J: (playing a video game) What?
M: Um, the Everything Jewish magazine has a Disney* endorsed menorah for sale.
J: Wow....wow!
M: Yea, is that real irony or just Alanis** irony?
*Walt Disney hated the Jews. Every awful, ridiculous, negative stereotype about Jews, he just knew was truth. The man's prejudice was so ridiculous. He probably protested the States involvement in WWII secretly.
(Remember that Robot Chicken sketch where Disney wakes up from his cryogenic sleep asks if the Jews are still around, finds out yes and seals himself back up? Yea, the humor isn't in the idea of the dude who invented family time and the world's favorite cartoon rodent hating a group of people. The humor is in the fact that he actually does hate the Jews and if the cryogenic rumors are true, would probably reseal himself up.)
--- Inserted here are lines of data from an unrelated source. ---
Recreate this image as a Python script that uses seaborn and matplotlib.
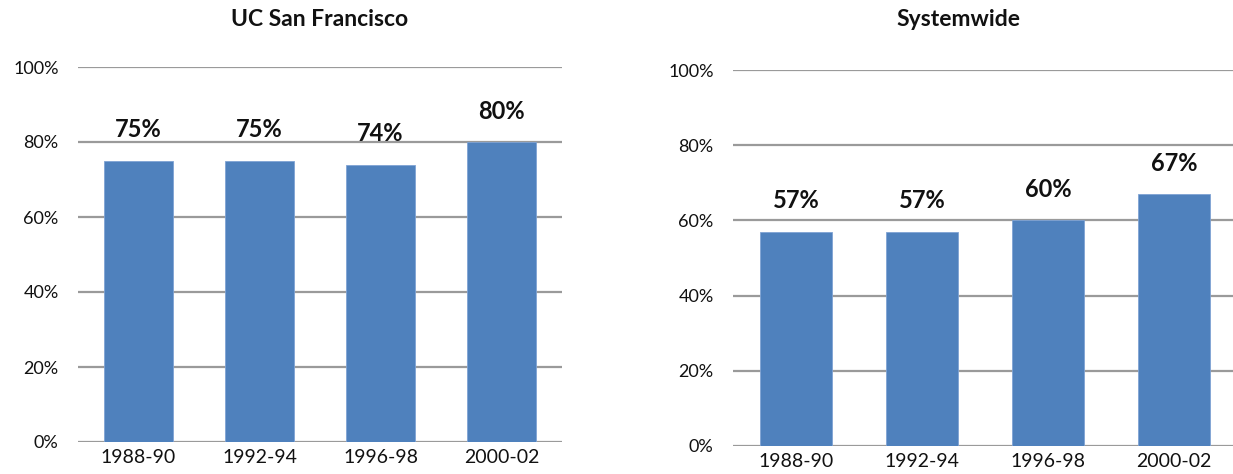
import matplotlib
matplotlib.use("Agg")
import pandas as pd
import seaborn as sns
import matplotlib.pyplot as plt

# data
periods = ["1988-90", "1992-94", "1996-98", "2000-02"]
ucsf_vals = [75, 75, 74, 80]
system_vals = [57, 57, 60, 67]
yticks = [0, 20, 40, 60, 80, 100]

bar_color = "#4F81BD"
grid_color = "#9A9A9A"

sns.set_theme(style="white")
plt.rcParams["font.family"] = ["Lato", "DejaVu Sans"]

fig = plt.figure(figsize=(12.33, 4.74), dpi=100)
ax1 = fig.add_axes([78 / 1233, 1 - 442 / 474, 484 / 1233, 375 / 474])
ax2 = fig.add_axes([733 / 1233, 1 - 446 / 474, 504 / 1233, 376 / 474])


def draw_panel(ax, vals):
    df = pd.DataFrame({"period": periods, "value": vals})
    sns.barplot(data=df, x="period", y="value", color=bar_color, width=0.57,
                saturation=1, edgecolor="#7FA3D4", linewidth=0.6, ax=ax)
    ax.set_ylim(0, 100)
    ax.set_xlim(-0.5, len(periods) - 0.5)
    ax.set_yticks(yticks)
    ax.set_yticklabels([f"{t}%" for t in yticks])
    ax.set_xlabel("")
    ax.set_ylabel("")
    ax.set_axisbelow(True)
    for t in yticks:
        ax.axhline(t, color=grid_color, lw=1.6, zorder=0)
    for s in ax.spines.values():
        s.set_visible(False)
    ax.tick_params(axis="y", length=0, pad=14, labelsize=13, labelcolor="#111111")
    ax.tick_params(axis="x", length=0, pad=5, labelsize=14, labelcolor="#111111")
    ax.bar_label(ax.containers[0], labels=[f"{v}%" for v in vals], padding=14,
                 fontsize=17, fontweight="bold", color="#111111")


draw_panel(ax1, ucsf_vals)
draw_panel(ax2, system_vals)

fig.text(320 / 1233, 1 - 20 / 474, "UC San Francisco", ha="center", va="center",
         fontsize=16.5, fontweight="bold", color="#111111")
fig.text(958 / 1233, 1 - 20 / 474, "Systemwide", ha="center", va="center",
         fontsize=16.5, fontweight="bold", color="#111111")

fig.savefig("out.png", dpi=100)
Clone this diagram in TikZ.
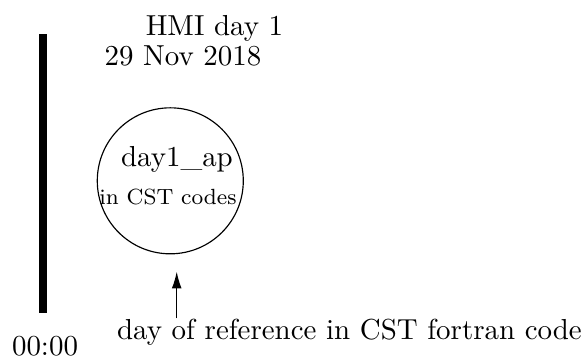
\documentclass[tikz,border=0pt]{standalone}
\usetikzlibrary{arrows.meta}
\begin{document}
\begin{tikzpicture}[lbl/.style={anchor=base,inner sep=0pt},
                    ring/.style={draw,thin,circle,inner sep=0pt,minimum size=1.774cm},
                    pointer/.style={-{Latex[length=5.8pt,width=3.4pt]}}]
                \useasboundingbox (0,0) rectangle (7.12,4.35);
                \draw[line width=2.76pt] (0.526,3.933) -- (0.526,0.543);
                \node[lbl] (title) at (2.606,3.924) {HMI day 1};
                \node[lbl] (date) at (2.223,3.560) {29 Nov 2018};
                \node[ring] (ap) at (2.069,2.153) {};
                \node[lbl] (apname) at (2.150,2.324) {day1\_ap};
                \node[lbl,font=\fontsize{7.6pt}{9pt}\selectfont] (apcodes) at (2.041,1.862) {in CST codes};
                \node[lbl] (ref) at (4.246,0.219) {day of reference in CST fortran code};
                \coordinate (reftail) at (2.147,0.482);
                \coordinate (reftip) at (2.147,1.049);
                \draw[pointer] (reftail) -- (reftip);
                \node[lbl] (start) at (0.547,0.036) {00:00};

                \end{tikzpicture}
\end{document}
**Alanis references Alanis Morrisette, known for a pop song in the mid 1990s titled "Ironic". However the incidents she refers to in the song are not examples of irony, just rotten situations. Still, there is a generation of people in the States who received their one major grammar lesson on what irony*** is from a pop song.
***Irony is a literary or rhetorical device, in which there is a gap or incongruity between what a speaker or a writer says and what is generally understood (either at the time, or in the later context of history).